EGU Blogs

Geology Photo of the Week #24

The photo of the week is one that I took in November on my glacial sedimentology class trip to the Buckingham sand pit and at first glance it looks pretty boring. Nothing could be further from the truth though when you consider the implications of this lonely old block sitting al by itself in these sand beds. Also, my apologies for not including a scale. You’ll just have to take my word for it that this block was around 30 cm long and 15 cm high.

This block is called a dropstone. Dropstones are a glacial feature that occur when a stone that is incorporated into an iceberg or ice sheet falls out as it melts, the block settles through the water column and lands on the sediment beneath. The sediment continues to deposit and covers the stone. Because of the block the sand beds warp and deform around the shape of the stone as you can see in the picture. Dropstones are a smoking gun for indicating a marine or lacustrine environment since they can only be deposited in water. In this case the glacier, which was located nearby, was flowing into a large pro-glacial lake called glacial lake Champlain and deposited a huge amount of sand and clay in the Ottawa region as well as numerous dropstones.

A beautiful dropstone in the Buckingham sandpit, Buckingham, Quebec. (Photo: Matt Herod)

Matt Herod is a Ph.D Candidate in the Department of Earth Sciences at the University of Ottawa in Ontario, Canada.

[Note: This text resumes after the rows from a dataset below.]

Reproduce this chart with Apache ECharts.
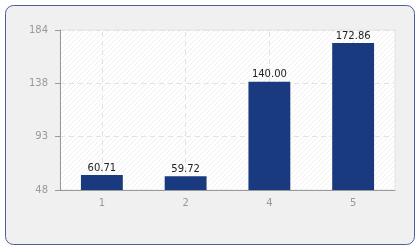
<!DOCTYPE html>
<html><head><meta charset="utf-8">
<script src="https://cdn.jsdelivr.net/npm/echarts@6/dist/echarts.min.js"></script>
<style>html,body{margin:0;padding:0;background:#fff}#c{width:420px;height:250px}</style>
</head><body><div id="c"></div>
<script>
const categories = ['1', '2', '4', '5'];
const values = [60.71, 59.72, 140.00, 172.86];
const yMin = 48, yMax = 184;

const pc = document.createElement('canvas');
pc.width = 5; pc.height = 5;
const px = pc.getContext('2d');
px.fillStyle = '#ffffff'; px.fillRect(0, 0, 5, 5);
px.strokeStyle = '#efefef'; px.lineWidth = 1;
px.beginPath(); px.moveTo(-1, 6); px.lineTo(6, -1); px.stroke();

const chart = echarts.init(document.getElementById('c'), null, {renderer: 'canvas'});
const font = 'DejaVu Sans';
chart.setOption({
  animation: false,
  backgroundColor: '#ffffff',
  graphic: [{
    type: 'rect', z: -10, silent: true,
    shape: {x: 5.5, y: 5.5, width: 409, height: 239, r: 8},
    style: {fill: '#f0f0f0', stroke: '#4d5d99', lineWidth: 1}
  }],
  grid: {left: 60, right: 25, top: 30, bottom: 60, show: true,
         backgroundColor: {image: pc, repeat: 'repeat'}, borderColor: '#e4e4e4', borderWidth: 1},
  xAxis: {
    type: 'category', data: categories,
    axisLine: {lineStyle: {color: '#999999'}},
    axisTick: {alignWithLabel: true, length: 5, lineStyle: {color: '#999999'}},
    axisLabel: {color: '#999999', fontFamily: font, fontSize: 10, margin: 8},
    splitLine: {show: false}
  },
  yAxis: {
    type: 'value', min: yMin, max: yMax, interval: (yMax - yMin) / 3,
    axisLine: {show: true, lineStyle: {color: '#999999'}},
    axisTick: {show: true, length: 5, lineStyle: {color: '#999999'}},
    axisLabel: {color: '#999999', fontFamily: font, fontSize: 10, margin: 12,
                formatter: v => String(Math.floor(v + 1e-6))},
    splitLine: {show: true, lineStyle: {color: '#e2e2e2', type: [5, 4]}}
  },
  series: [{
    type: 'bar', data: values, barWidth: '50%',
    itemStyle: {color: '#1a3a80'},
    label: {show: true, position: 'top', distance: 2, color: '#222222', fontFamily: font, fontSize: 10,
            formatter: p => p.value.toFixed(2)},
    markLine: {
      silent: true, symbol: 'none', z: 0,
      label: {show: false},
      lineStyle: {color: '#e2e2e2', type: [5, 4], width: 1},
      data: categories.map(c => ({xAxis: c}))
    }
  }]
});
</script></body></html>
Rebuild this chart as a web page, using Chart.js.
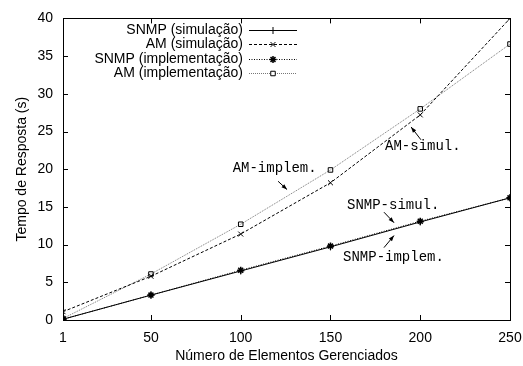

His research focuses on the geochemistry of iodine and the radioactive isotope iodine-129. His work involves characterizing the cycle and sources of 129I in the Canadian Arctic and applying this to long term radioactive waste disposal and the effect of Fukushima fallout. His project includes field work and lab work at the André E. Lalonde 3MV AMS Laboratory. Matt blogs about any topic in geology that interests him, and attempts to make these topics understandable to everyone. Tweets as @GeoHerod.


  1. I found one of these in central, NH last year. You can see my image here

    I’m just an amateur but I love unusual rocks.

    • Thanks for the comment and the picture. Geology is a great science because it is not exclusive to those of us at universities. I started out as an amateur and all of my early geology mentors were also amateurs. Happy sleuthing!